La vida ha dado una vuelta completa y ahora parezco estar de nuevo en aquella buhardilla -en este caso un pisito viejo y bajo reconvertido en local- con la ilusión mermada por el motivo del cambio, aunque con el mismo recorte presupuestario. Inevitablemente, queda parte de aquel espíritu de aventura ante esta situación: tener que organizar la casa, mantenerla, saber sacarle provecho, hacer respetar el espacio cuando busques soledad o concentración, compartirlo cuando precises compañía, cederlo cuando tus allegados lo necesiten, etc. Ir transformando uno metros cuadrados de un piso semiruinoso en un espacio con el que uno se identifique requiere tiempo, algunos recursos e imaginación. Ahora ando escaso de todo eso, así que no voy, no puedo, a complicarme la vida y a corto plazo, más que un hogar como el que ya no tengo, aspiro a un sitio donde pasar parte del día y parte de la noche. Lo que hasta ayer fue lugar de trabajo, se va a convertir sin más en un punto donde cobijarse, donde encerrarse y a veces del que huir.

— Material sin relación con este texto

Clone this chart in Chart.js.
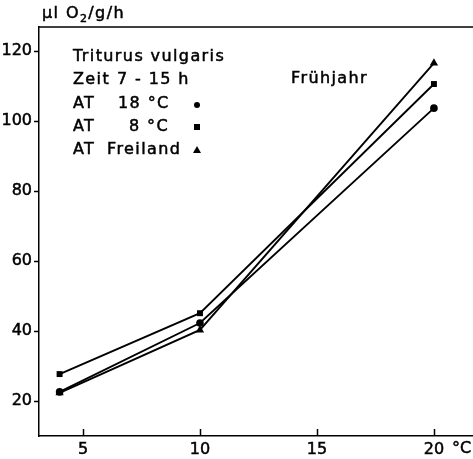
<!DOCTYPE html>
<html>
<head>
<meta charset="utf-8">
<script src="https://cdn.jsdelivr.net/npm/chart.js@4"></script>
<style>
  html, body { margin:0; padding:0; background:#fff; }
  #wrap { width:473px; height:459px; }
</style>
</head>
<body>
<div id="wrap"><canvas id="c" width="473" height="459"></canvas></div>
<script>
// temperatures (°C) and O2 consumption (µl O2/g/h)
const temps = [4, 10, 20];
const at18 = [22.6, 42.3, 103.7];
const at8 = [27.7, 45.1, 110.6];
const atFreiland = [22.3, 40.3, 116.6];
const xTicks = [5, 10, 15, 20];
const yTicks = [20, 40, 60, 80, 100, 120];

const FONT = '"DejaVu Sans", sans-serif';
const ink = '#000';

function pts(ys){ return temps.map((t, i) => ({ x: t, y: ys[i] })); }

function series(label, ys, style, r){
  return {
    label, data: pts(ys),
    borderColor: ink, backgroundColor: ink, borderWidth: 1.9,
    pointStyle: style, pointRadius: r, pointHoverRadius: r,
    pointBorderWidth: 0, tension: 0
  };
}

// slightly heavier text, like the original lettering
function txt(ctx, s, x, y){
  ctx.fillText(s, x, y);
  ctx.strokeText(s, x, y);
  return ctx.measureText(s).width;
}

// texts, frame and ticks drawn on top of the chart
const figureText = {
  id: 'figureText',
  afterDraw(chart){
    const ctx = chart.ctx, a = chart.chartArea;
    const xs = chart.scales.x, ys = chart.scales.y;
    ctx.save();
    ctx.strokeStyle = ink; ctx.fillStyle = ink;
    ctx.lineWidth = 1.5;
    // top frame line
    ctx.beginPath(); ctx.moveTo(a.left, a.top); ctx.lineTo(473, a.top); ctx.stroke();
    // x ticks (pointing inwards)
    xTicks.forEach(v => {
      const px = Math.round(xs.getPixelForValue(v)) + 0.5;
      ctx.beginPath(); ctx.moveTo(px, a.bottom); ctx.lineTo(px, a.bottom - 7); ctx.stroke();
    });
    // y ticks (pointing outwards)
    yTicks.forEach(v => {
      const py = Math.round(ys.getPixelForValue(v)) + 0.5;
      ctx.beginPath(); ctx.moveTo(a.left, py); ctx.lineTo(a.left - 5, py); ctx.stroke();
    });

    ctx.lineWidth = 0.5;
    ctx.textBaseline = 'middle';
    ctx.textAlign = 'left';
    ctx.letterSpacing = '1.4px';
    ctx.font = '16px ' + FONT;
    // unit
    let x = 42;
    x += txt(ctx, 'µl O', x, 14);
    ctx.font = '11px ' + FONT;
    x += txt(ctx, '2', x, 19);
    ctx.font = '16px ' + FONT;
    txt(ctx, '/g/h', x, 14);
    ctx.letterSpacing = '0px';
    txt(ctx, '°C', 452, 449);
    ctx.letterSpacing = '1.4px';

    txt(ctx, 'Triturus vulgaris', 73, 57);
    txt(ctx, 'Zeit', 73, 80);
    txt(ctx, '7 - 15 h', 117, 80);
    txt(ctx, 'AT', 73, 104);
    txt(ctx, '18 °C', 118, 104);
    txt(ctx, 'AT', 73, 127);
    txt(ctx, '8 °C', 129, 127);
    txt(ctx, 'AT', 73, 150);
    txt(ctx, 'Freiland', 107, 150);
    txt(ctx, 'Frühjahr', 291, 79);

    // legend symbols
    ctx.beginPath(); ctx.arc(197, 105, 3, 0, Math.PI * 2); ctx.fill();
    ctx.fillRect(194, 124, 6, 6);
    ctx.beginPath(); ctx.moveTo(197, 146); ctx.lineTo(201, 153); ctx.lineTo(193, 153); ctx.closePath(); ctx.fill();
    ctx.restore();
  }
};

new Chart(document.getElementById('c').getContext('2d'), {
  type: 'line',
  data: {
    datasets: [
      series('AT 18 °C', at18, 'circle', 3.8),
      series('AT 8 °C', at8, 'rect', 4.2),
      series('AT Freiland', atFreiland, 'triangle', 4.8)
    ]
  },
  options: {
    responsive: false,
    animation: false,
    devicePixelRatio: 1,
    layout: { autoPadding: false, padding: { top: 27, right: 0, left: 0, bottom: 0 } },
    plugins: { legend: { display: false }, tooltip: { enabled: false }, title: { display: false } },
    scales: {
      x: {
        type: 'linear', min: 3.12, max: 21.67,
        afterBuildTicks(s){ s.ticks = xTicks.map(v => ({ value: v })); },
        afterFit(s){ s.height = 23; },
        grid: { display: false, drawTicks: false },
        border: { display: true, color: ink, width: 1.5 },
        ticks: { color: ink, font: { family: FONT, size: 16 }, padding: 4, maxRotation: 0, autoSkip: false, textStrokeColor: ink, textStrokeWidth: 0.5 }
      },
      y: {
        type: 'linear', min: 10, max: 126.9,
        afterBuildTicks(s){ s.ticks = yTicks.map(v => ({ value: v })); },
        afterFit(s){ s.width = 39; },
        grid: { display: false, drawTicks: false },
        border: { display: true, color: ink, width: 1.5 },
        ticks: { color: ink, font: { family: FONT, size: 16 }, padding: 7, textStrokeColor: ink, textStrokeWidth: 0.5 }
      }
    }
  },
  plugins: [figureText]
});
</script>
</body>
</html>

¿Cuánto queda de la ilusión y de la fuerza con la que retiré el papel pintado de las paredes de aquella buhardilla, les di el primer brochazo de pintura o ubiqué el primer camastro? ¿Con que ánimo busco ahora la mejor forma de aprovechar los habitáculos o la manera de abaratar el mobiliario? Hay momentos, en estos días vivo uno de ellos, en que me parece tan imposible recrear un nuevo hogar como mentira haberlo perdido. Esta tarea la habíamos hecho siempre entre dos, donde yo era el encargado de buscar los medios y la compañerita de mi vida de elaborarlos. Hoy me tocaría hacer las dos cosas a mi solo y no me siento con energías ni para lo uno ni para lo otro. En cualquier caso, no ando con intenciones de compartir nada, que el mayor daño que te inflingen estas historias es la profunda desconfianza que te inspira la mitad del género humano.
No era función de estos textos lamentarse, así que, como está saliendo blandengue y arrugado, vamos a dejarlo. Será mejor que me embauque a mi mismo, cosa que según alguien me dice hago yo con los demás -no me había dado cuenta-, y me convenza de que dentro de veinte años todo esto me parecerá una anécdota. Puede que para entonces la vida entera se vea como eso, como una sucesión de anécdotas.